Abstract

Most hardware and software venders suggest disabling hardware prefetching in virtualized environments. They claim that prefetching is detrimental to application performance due to inaccurate prediction caused by workload diversity and VM interference on shared cache. However, no comprehensive or quantitative measurements to support this belief have been performed. This paper is the first to systematically measure the influence of hardware prefetching in virtualized environments. We examine a wide variety of benchmarks on three types of chip-multiprocessors (CMPs) to analyze the hardware prefetching performance. We conduct extensive experiments by taking into account a number of important virtualization factors. We find that hardware prefetching has minimal destructive influence under most configurations. Only with certain application combinations does prefetching influence the overall performance.
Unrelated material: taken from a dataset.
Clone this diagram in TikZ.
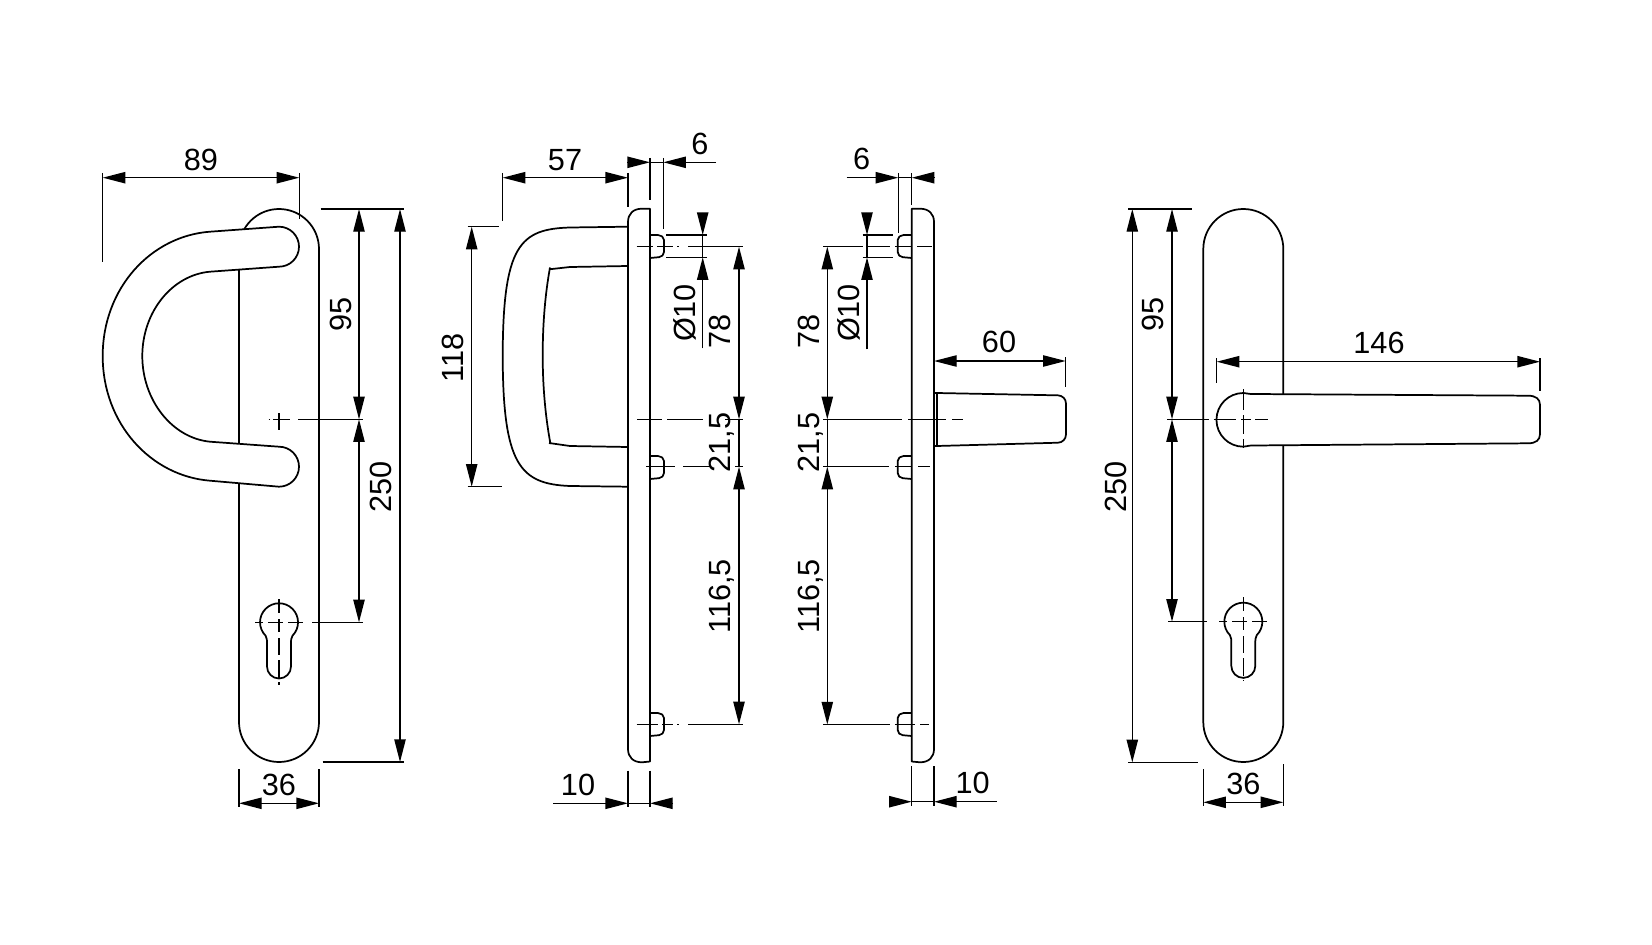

To leverage these findings and make hardware prefetching effective across a diversity of virtualized environments, we propose a dynamic prefetching-aware VCPU-core binding approach (PAVCB), which includes two phases - classifying and binding. The workload of each VM is classified into different cache sharing constraint categories based upon its cache access characteristics, considering both prefetch requests and demand requests. Then following heuristic rules, the VCPUs of each VM are scheduled onto appropriate cores subject to cache sharing constraints. We show that the proposed approach can improve performance by 12% on average over the default scheduler and 46% over manual system administrator bindings across different workload combinations in the presence of hardware prefetching.